A Message from SFI Vice President for Science


The last quarter of 2025 at SFI starts in a new way, with the annual ACtioN and Board of Trustees Symposium happening on the first weekend of October rather than the last, to avoid weather complications common at the transition to November. As a result, participants can enjoy Santa Fe’s leaf peeping show which is in full golden aspen glory in the mountains above SFI. The symposium topic, “Rules of the Game,” will spin out in diverse directions, from quantum mechanics to animal cognition to music, through a dozen talks by SFI-affiliated researchers on October 3rd and 4th at the Gurley Forum on the Miller campus.

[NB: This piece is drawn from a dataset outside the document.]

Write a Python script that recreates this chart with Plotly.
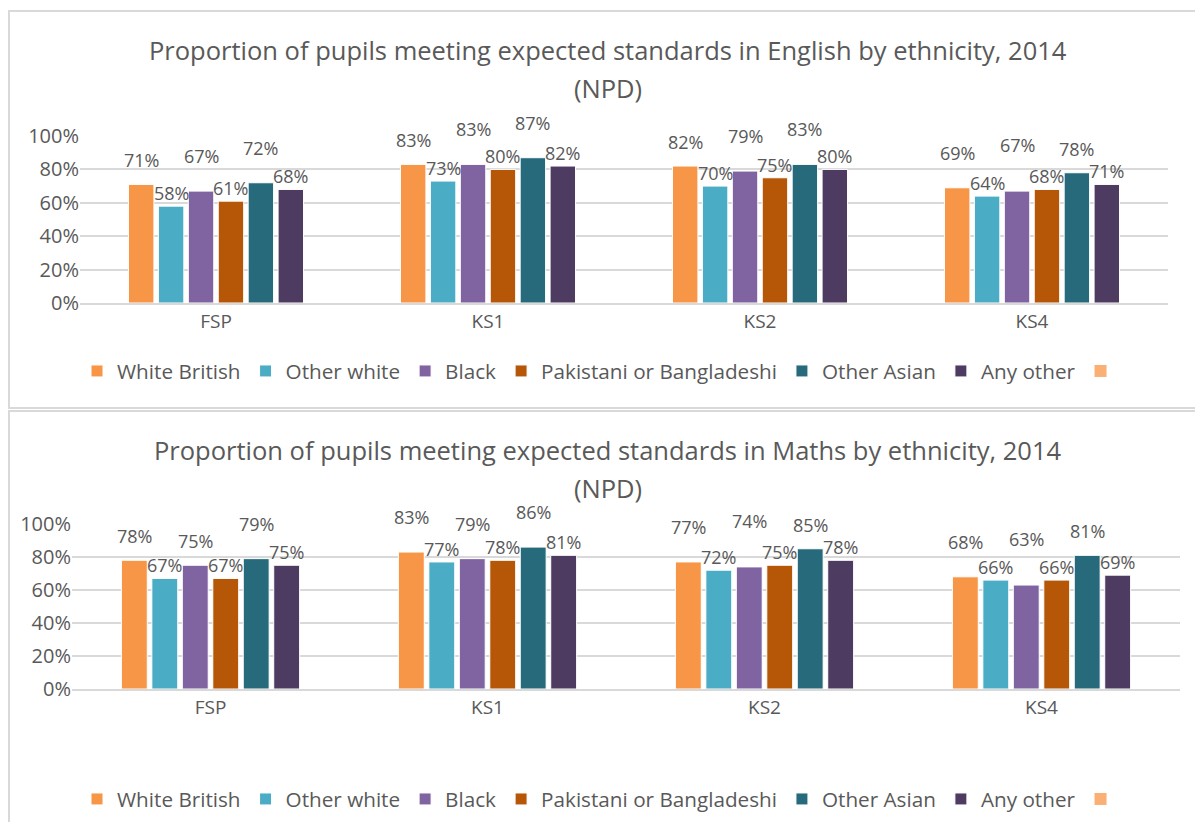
import itertools
import plotly.graph_objects as go

# page body adds an 8px margin, so the figure is a bit smaller than the window
OFF = 8
W, H = 1187, 814

stages = ["FSP", "KS1", "KS2", "KS4"]
groups = ["White British", "Other white", "Black", "Pakistani or Bangladeshi",
          "Other Asian", "Any other"]
colors = ["#F79646", "#4BACC6", "#8064A2", "#B65708", "#276A7C", "#4D3B62"]
extra_color = "#FAB074"

# values in %, one list per ethnic group (FSP, KS1, KS2, KS4)
english = {
    "White British": [71, 83, 82, 69],
    "Other white": [58, 73, 70, 64],
    "Black": [67, 83, 79, 67],
    "Pakistani or Bangladeshi": [61, 80, 75, 68],
    "Other Asian": [72, 87, 83, 78],
    "Any other": [68, 82, 80, 71],
}
maths = {
    "White British": [78, 83, 77, 68],
    "Other white": [67, 77, 72, 66],
    "Black": [75, 79, 74, 63],
    "Pakistani or Bangladeshi": [67, 78, 75, 66],
    "Other Asian": [79, 86, 85, 81],
    "Any other": [75, 81, 78, 69],
}

TXT = "#595959"
GRID = "#D9D9D9"
FONT = "Open Sans"
BARGAP = 0.34
LABEL_SIZE = 18
LABEL_SEP = 22                  # min vertical gap between neighbouring labels
LIFTS = [13, 24, 35, 46, 57]    # candidate label heights above a bar top, px


def px_x(x):
    return (x - OFF) / W


def px_y(y):
    return 1 - (y - OFF) / H


def pick_lifts(tops):
    """Lowest label lifts so that neighbouring labels don't collide."""
    best, best_cost = None, None
    for combo in itertools.product(LIFTS, repeat=len(tops)):
        pos = [t + c for t, c in zip(tops, combo)]
        if any(abs(a - b) < LABEL_SEP for a, b in zip(pos, pos[1:])):
            continue
        cost = sum(combo)
        if best_cost is None or cost < best_cost:
            best, best_cost = combo, cost
    return best or [LIFTS[0]] * len(tops)


fig = go.Figure()

panels = [
    # data, xaxis, yaxis, legend, x-domain px, y px of 100% / 0%
    (english, "x", "y", "legend", (80, 1168), (136, 303)),
    (maths, "x2", "y2", "legend2", (72, 1180), (524, 689)),
]

labels = []
for data, xa, ya, lg, xd, yd in panels:
    for g, c in zip(groups, colors):
        vals = [v / 100 for v in data[g]]
        fig.add_trace(go.Bar(
            x=stages, y=vals, name=g, xaxis=xa, yaxis=ya, legend=lg,
            marker=dict(color=c, line=dict(color="white", width=1)),
            customdata=data[g],
            hovertemplate=g + " %{x}: %{customdata}%<extra></extra>",
        ))
    # the stray unnamed entry at the end of the legend
    fig.add_trace(go.Scatter(
        x=[None], y=[None], mode="markers", name="", xaxis=xa, yaxis=ya,
        legend=lg, marker=dict(symbol="square", size=12, color=extra_color),
        hoverinfo="skip",
    ))

    # data labels, staggered so neighbours don't overlap
    ppu = yd[1] - yd[0]                      # px per 100%
    slot = (xd[1] - xd[0]) / len(stages) * (1 - BARGAP) / len(groups)
    for j, st in enumerate(stages):
        vals = [data[g][j] for g in groups]
        lifts = pick_lifts([v / 100 * ppu for v in vals])
        for i, (v, lift) in enumerate(zip(vals, lifts)):
            labels.append(dict(
                text=f"{v}%", x=st, y=v / 100, xref=xa, yref=ya,
                xshift=(i - (len(groups) - 1) / 2) * slot, yshift=lift,
                xanchor="center", yanchor="middle", showarrow=False,
                font=dict(size=LABEL_SIZE, color=TXT, family=FONT),
            ))

axis_common = dict(
    range=[0, 1], dtick=0.2, tickformat=".0%", gridcolor=GRID, gridwidth=1.5,
    zeroline=False, showline=False, ticks="", automargin=False,
    tickfont=dict(color=TXT, size=20, family=FONT), fixedrange=True,
)
xaxis_common = dict(
    showline=True, linecolor=GRID, linewidth=1.5, ticks="", automargin=False,
    tickfont=dict(color=TXT, size=19, family=FONT), showgrid=False,
)
legend_common = dict(
    orientation="h", x=0.5, xanchor="center", yanchor="middle",
    font=dict(size=20.7, color=TXT, family=FONT),
    traceorder="normal", itemclick=False, itemdoubleclick=False,
)
title_font = dict(size=25.5, color=TXT, family=FONT)


def title(text, y):
    return dict(text=text, x=px_x(608), y=px_y(y), xref="paper", yref="paper",
                xanchor="center", yanchor="middle", showarrow=False,
                font=title_font)


(_, _, _, _, xd1, yd1), (_, _, _, _, xd2, yd2) = panels

fig.update_layout(
    width=W, height=H,
    margin=dict(l=0, r=0, t=0, b=0, autoexpand=False),
    paper_bgcolor="white", plot_bgcolor="white",
    font=dict(family=FONT, color=TXT),
    barmode="group", bargap=BARGAP, bargroupgap=0.15,
    showlegend=True,
    xaxis=dict(domain=[px_x(xd1[0]), px_x(xd1[1])], anchor="y", **xaxis_common),
    yaxis=dict(domain=[px_y(yd1[1]), px_y(yd1[0])], anchor="x", **axis_common),
    xaxis2=dict(domain=[px_x(xd2[0]), px_x(xd2[1])], anchor="y2", **xaxis_common),
    yaxis2=dict(domain=[px_y(yd2[1]), px_y(yd2[0])], anchor="x2", **axis_common),
    legend=dict(y=px_y(371), **legend_common),
    legend2=dict(y=px_y(799), **legend_common),
    shapes=[
        dict(type="rect", xref="paper", yref="paper",
             x0=px_x(9), x1=1.1, y0=px_y(408), y1=px_y(11),
             line=dict(color=GRID, width=2)),
        dict(type="rect", xref="paper", yref="paper",
             x0=px_x(9), x1=1.1, y0=-0.1, y1=px_y(411),
             line=dict(color=GRID, width=2)),
    ],
    annotations=[
        title("Proportion of pupils meeting expected standards in English by ethnicity, 2014", 50),
        title("(NPD)", 88),
        title("Proportion of pupils meeting expected standards in Maths by ethnicity, 2014", 450),
        title("(NPD)", 488),
    ] + labels,
)

fig.write_html("out.html")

As of August 1, we welcomed 11 new external faculty to the extended SFI community. Mirta Galesic, a decade long and highly valued member of the resident faculty decided to stay full-time at the Complexity Science Hub Vienna but will continue to engage with us as an external professor. She and Henrik Olsson have spent the last year setting up a new lab group there as funded by a major ERC grant. She will be missed on campus! As for the other ten, in addition to welcoming Dana Randall and Carl Bergstrom back to the external faculty, we added a very diverse group of outstanding researchers: Blaise Agüera y Arcas, Erica Cartmill, Nicholas de Monchaux, Karine Gibbs, Laurent Hébert-Dufresne, L. "Maha" Mahadevan, Michael Ralph, and Fernanda Valdovinos. You can find their bios on the SFI website.

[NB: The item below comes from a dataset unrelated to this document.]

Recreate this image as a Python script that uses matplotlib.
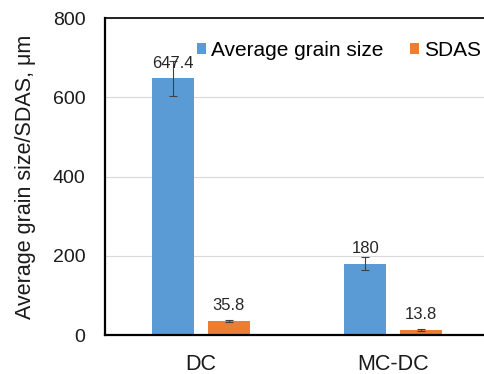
import matplotlib.pyplot as plt
import numpy as np

plt.rcParams['font.family'] = ['Liberation Sans', 'DejaVu Sans']

# casting methods and measured values
methods = ["DC", "MC-DC"]
grain_size = [647.4, 180]
grain_err = [45, 16]
sdas = [35.8, 13.8]
sdas_err = [3, 2.5]

blue = "#5B9BD5"
orange = "#ED7D31"

fig = plt.figure(figsize=(4.85, 3.74), dpi=100)
ax = fig.add_axes([105 / 485, 1 - 335 / 374, 384 / 485, 317 / 374])

x = np.arange(len(methods))
w = 0.22
off = 0.145

err_kw = dict(ecolor="#404040", elinewidth=0.8, capsize=3, capthick=0.8)
ax.bar(x - off, grain_size, w, yerr=grain_err, color=blue,
       label="Average grain size", error_kw=err_kw, zorder=2)
ax.bar(x + off, sdas, w, yerr=sdas_err, color=orange,
       label="SDAS", error_kw=err_kw, zorder=2)

# value labels above the bars
for xi, v in zip(x - off, grain_size):
    ax.text(xi, v + 20, f"{v:g}", ha="center", va="bottom", fontsize=12, color="#262626")
for xi, v in zip(x + off, sdas):
    ax.text(xi, v + 20, f"{v:g}", ha="center", va="bottom", fontsize=12, color="#262626")

ax.set_xlim(-0.5, 1.5)
ax.set_ylim(0, 800)
ax.set_yticks([0, 200, 400, 600, 800])
ax.set_xticks(x)
ax.set_xticklabels(methods)
ax.tick_params(axis="both", length=0, colors="#1a1a1a")
ax.tick_params(axis="y", pad=14, labelsize=14)
ax.tick_params(axis="x", pad=14, labelsize=15.5)
ax.yaxis.grid(True, color="#d9d9d9", linewidth=0.8, zorder=0)
ax.set_axisbelow(True)

for s in ["left", "bottom"]:
    ax.spines[s].set_linewidth(1.6)
    ax.spines[s].set_color("black")
ax.spines["top"].set_linewidth(1.2)
ax.spines["right"].set_visible(False)

ax.set_ylabel("Average grain size/SDAS, μm", fontsize=15.5, color="#1a1a1a", labelpad=12)

ax.legend(loc="upper left", bbox_to_anchor=(0.217, 0.955), ncol=2, frameon=False,
          fontsize=15, handlelength=0.45, handleheight=0.45, handletextpad=0.25,
          columnspacing=1.25, borderaxespad=0)

fig.savefig("out.png", dpi=100)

The pace of science meetings slows down from here on out. The last of three micro working groups that emerged out of the October 2024 GAINs Complexity School in southern France will meet Oct. 13-17 to discuss “The Other Side of Body Size: A Stochastic Framework for Predicting Ecological Resilience Across Disturbance Gradients.” Concurrently, on Oct. 13-15 former Complexity Postdoctoral Fellow James O’Dwyer will host a working group on “Life History Across Domains.” Later in October, Andrew Stier, Luis Bettencourt, and colleagues will host the working group “Identifying General Socioeconomic and Environmental Factors Affecting Human Decision-Making and Behavior” (Oct. 20-22). Skipping a month, SFI gets busy December 10-12 when two working groups meet, “Towards a Data-Driven Science of Stories” hosted by Sam Zhang, Peter Dodds, and Juniper Lovato, and “NeST: Neuromorphic Stochastic Thermodynamics” hosted by David Wolpert. The final meeting of the year, Dec. 15-19, hosted by Sam Zhang and David Wolpert, will focus on “Understanding the Historical Forces Driving Expansions of Human Rights.”

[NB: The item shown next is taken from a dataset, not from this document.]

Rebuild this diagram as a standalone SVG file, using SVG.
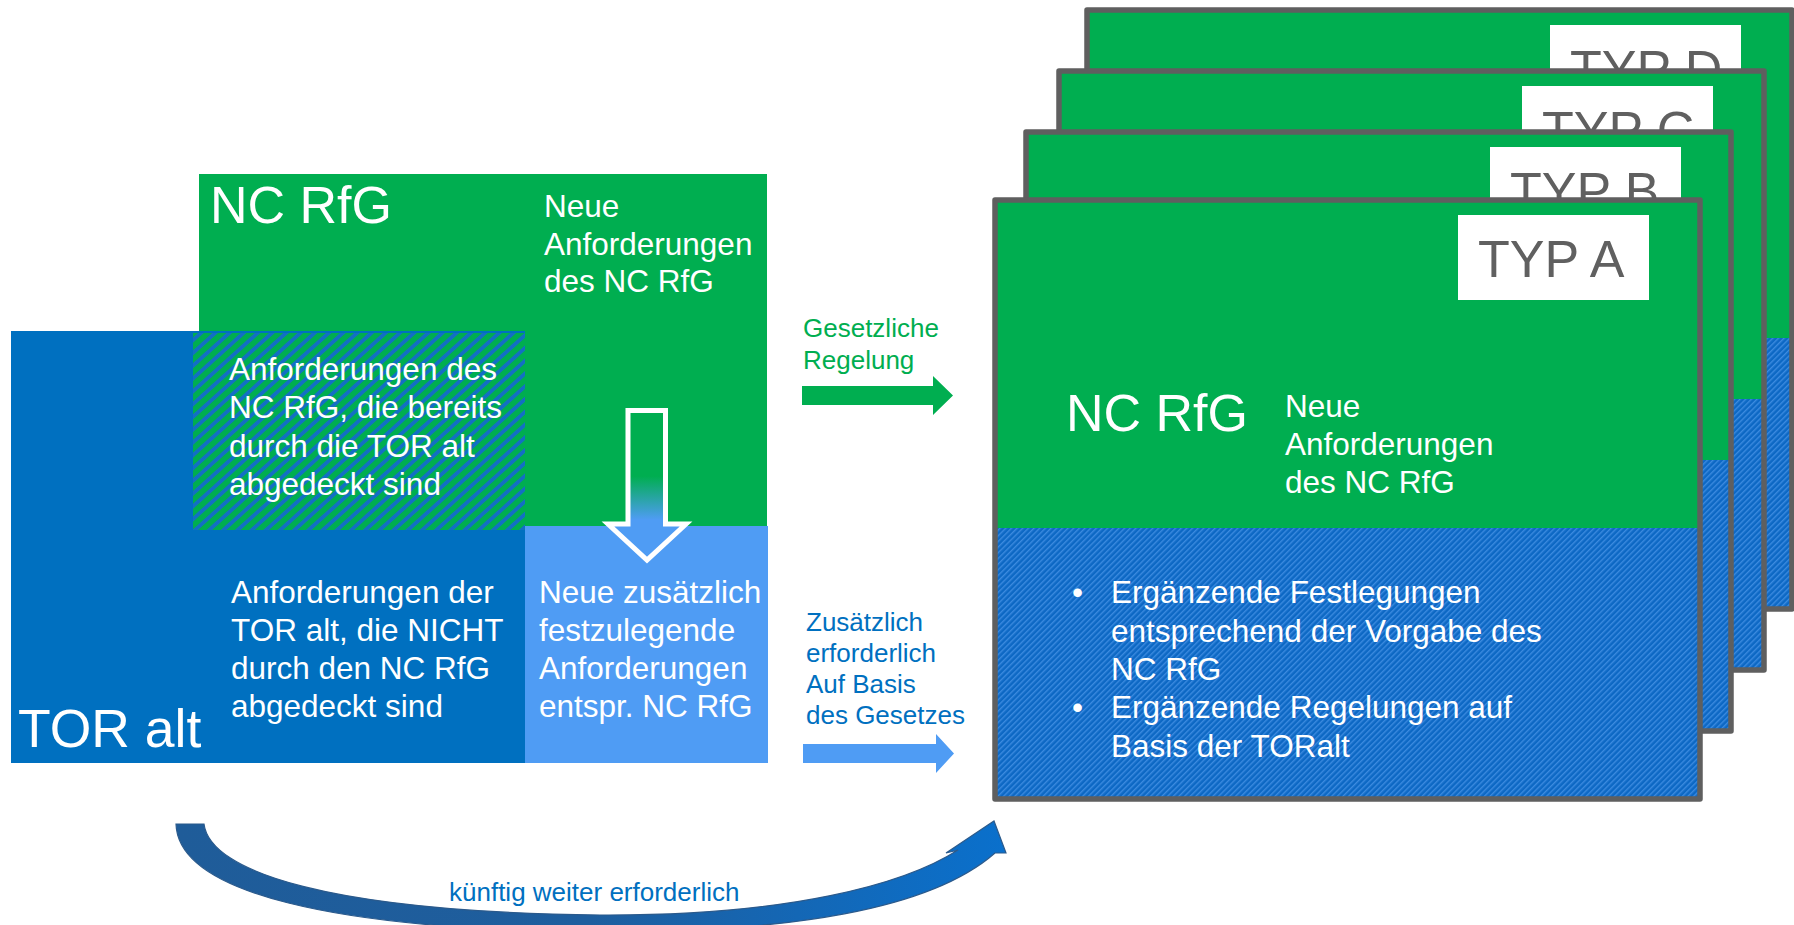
<svg xmlns="http://www.w3.org/2000/svg" width="1794" height="925" viewBox="0 0 1794 925">
<style>
  .t { font-family: "Liberation Sans", Arial, sans-serif; }
  .w { fill: #ffffff; }
  .txt31 { font-size: 31.5px; }
  .big { font-size: 52px; }
  .typ { font-size: 52px; fill: #606060; }
  .lbl { font-size: 26px; }
  .card { fill: none; stroke: #5F5F5F; stroke-width: 5.5; stroke-linejoin: round; }
  .green { fill: #00AE50; }
  .typbox { fill: #ffffff; }
</style>
<defs>
  <pattern id="hatchGB" width="9.5" height="9.5" patternUnits="userSpaceOnUse" patternTransform="rotate(48)">
    <rect width="9.5" height="9.5" fill="#00AE50"/>
    <rect width="3.8" height="9.5" fill="#136FC4"/>
  </pattern>
  <pattern id="hatchB" width="4" height="4" patternUnits="userSpaceOnUse" patternTransform="rotate(45)">
    <rect width="4" height="4" fill="#0D68C4"/>
    <rect width="1.4" height="4" fill="#3C8BE0"/>
  </pattern>
  <linearGradient id="downGrad" gradientUnits="userSpaceOnUse" x1="0" y1="408" x2="0" y2="563">
    <stop offset="0" stop-color="#00AE50"/>
    <stop offset="0.44" stop-color="#00AE50"/>
    <stop offset="0.72" stop-color="#4F9CF4"/>
    <stop offset="1" stop-color="#4F9CF4"/>
  </linearGradient>
  <linearGradient id="curveGrad" gradientUnits="userSpaceOnUse" x1="176" y1="0" x2="1005" y2="0">
    <stop offset="0" stop-color="#1F5C99"/>
    <stop offset="0.5" stop-color="#1E5E9E"/>
    <stop offset="1" stop-color="#0A70CC"/>
  </linearGradient>
</defs>

<!-- Left block -->
<g id="nc-rfg-block">
  <rect x="199" y="174" width="568" height="352" class="green"/>
  <text class="t w big" x="210" y="223">NC RfG</text>
  <text class="t w txt31" x="544" y="217">Neue</text>
  <text class="t w txt31" x="544" y="255">Anforderungen</text>
  <text class="t w txt31" x="544" y="292">des NC RfG</text>
</g>
<g id="tor-alt-block">
  <rect x="11" y="331" width="514" height="432" fill="#0070C0"/>
  <text class="t w big" x="18" y="747" style="font-size:53.5px">TOR alt</text>
  <text class="t w txt31" x="231" y="603">Anforderungen der</text>
  <text class="t w txt31" x="231" y="641">TOR alt, die NICHT</text>
  <text class="t w txt31" x="231" y="679">durch den NC RfG</text>
  <text class="t w txt31" x="231" y="717">abgedeckt sind</text>
</g>
<g id="overlap-block">
  <rect x="193" y="333" width="332" height="197" fill="url(#hatchGB)"/>
  <text class="t w txt31" x="229" y="380">Anforderungen des</text>
  <text class="t w txt31" x="229" y="418">NC RfG, die bereits</text>
  <text class="t w txt31" x="229" y="457">durch die TOR alt</text>
  <text class="t w txt31" x="229" y="495">abgedeckt sind</text>
</g>
<g id="new-additional-block">
  <rect x="525" y="526" width="243" height="237" fill="#4F9CF4"/>
  <text class="t w txt31" x="539" y="603">Neue zusätzlich</text>
  <text class="t w txt31" x="539" y="641">festzulegende</text>
  <text class="t w txt31" x="539" y="679">Anforderungen</text>
  <text class="t w txt31" x="539" y="717">entspr. NC RfG</text>
</g>

<!-- Cards (back to front) -->
<g id="card-typ-d">
  <rect x="1087" y="10" width="705" height="599" class="green"/>
  <rect x="1087" y="338" width="705" height="271" fill="url(#hatchB)"/>
  <rect x="1550" y="25" width="191" height="85" class="typbox"/>
  <text class="t typ" x="1570" y="87">TYP D</text>
  <rect x="1087" y="10" width="705" height="599" class="card"/>
</g>
<g id="card-typ-c">
  <rect x="1059" y="71" width="705" height="599" class="green"/>
  <rect x="1059" y="399" width="705" height="271" fill="url(#hatchB)"/>
  <rect x="1522" y="86" width="191" height="85" class="typbox"/>
  <text class="t typ" x="1542" y="148">TYP C</text>
  <rect x="1059" y="71" width="705" height="599" class="card"/>
</g>
<g id="card-typ-b">
  <rect x="1026" y="132" width="705" height="599" class="green"/>
  <rect x="1026" y="460" width="705" height="271" fill="url(#hatchB)"/>
  <rect x="1490" y="147" width="191" height="85" class="typbox"/>
  <text class="t typ" x="1510" y="209">TYP B</text>
  <rect x="1026" y="132" width="705" height="599" class="card"/>
</g>
<g id="card-typ-a">
  <rect x="995" y="200" width="705" height="599" class="green"/>
  <rect x="995" y="528" width="705" height="271" fill="url(#hatchB)"/>
  <rect x="1458" y="215" width="191" height="85" class="typbox"/>
  <text class="t typ" x="1478" y="277">TYP A</text>
  <text class="t w big" x="1066" y="431">NC RfG</text>
  <text class="t w txt31" x="1285" y="417">Neue</text>
  <text class="t w txt31" x="1285" y="455">Anforderungen</text>
  <text class="t w txt31" x="1285" y="493">des NC RfG</text>
  <text class="t w txt31" x="1072" y="603">•</text>
  <text class="t w txt31" x="1111" y="603">Ergänzende Festlegungen</text>
  <text class="t w txt31" x="1111" y="642">entsprechend der Vorgabe des</text>
  <text class="t w txt31" x="1111" y="680">NC RfG</text>
  <text class="t w txt31" x="1072" y="718">•</text>
  <text class="t w txt31" x="1111" y="718">Ergänzende Regelungen auf</text>
  <text class="t w txt31" x="1111" y="757">Basis der TORalt</text>
  <rect x="995" y="200" width="705" height="599" class="card"/>
</g>

<!-- Connectors -->
<g id="connectors">
  <path d="M628 410.5 H665.5 V524 H686 L647 560 L608 524 H628 Z" fill="url(#downGrad)" stroke="#ffffff" stroke-width="5"/>
  <path d="M802 386 H933 V376 L953 395.5 L933 415 V405 H802 Z" fill="#00AE50"/>
  <text class="t lbl" fill="#00AE50" x="803" y="337">Gesetzliche</text>
  <text class="t lbl" fill="#00AE50" x="803" y="369">Regelung</text>
  <path d="M803 744 H936 V734 L954 753.5 L936 773 V763 H803 Z" fill="#4F9CF4"/>
  <text class="t lbl" fill="#0070C0" x="806" y="631">Zusätzlich</text>
  <text class="t lbl" fill="#0070C0" x="806" y="662">erforderlich</text>
  <text class="t lbl" fill="#0070C0" x="806" y="693">Auf Basis</text>
  <text class="t lbl" fill="#0070C0" x="806" y="724">des Gesetzes</text>
  <path d="M176 824 L204 824 C210 872 330 912 600 915 C790 916 905 884 958 850 L946 853 L994 821 L1006 853 L995 853 C930 910 790 932 600 932 C330 930 178 892 176 824 Z" fill="url(#curveGrad)" stroke="#2B5A8C" stroke-width="1.2"/>
  <text class="t lbl" fill="#0070C0" x="449" y="901">künftig weiter erforderlich</text>
</g>
</svg>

The application portal for the 2026 Complexity Postdoctoral Fellowships closed on October 1. The hundreds of applications received will be evaluated in several stages over the next two months, with the decision on invitations to interview in January happening in early December. Thanks to David Wolpert for leading the process last year and this year, and to Hilary Skolnik for providing administrative support. We are also in the process of interviewing for resident faculty and a new “Evolving Worlds Fellowship” opportunity (a one-time 5-year resident term for researchers within ~10 years post-PhD). Chris Kempes, who has taken over chairing the Science Steering Committee from John Miller (thank you John for years of service!), has also taken over leading the interview process. Renee Tursi provides the admin support for that process, thank you. Stay tuned!

Finally, a few talks of note. On October 21, External Professor Alison Gopnik will give a Colloquium and a Community Lecture. For the SFI audience, she will discuss “The Evolution of Human Intelligences: Exploit, Explore, Empower” and for the Santa Fe community that evening she will talk about “Transmission Versus Truth: What Will It Take to Make and AI as Smart as a 4 Year Old?” The final colloquium of the year is by Elizabeth Hinton (Yale) on Dec. 9. You can join those in-person or remotely.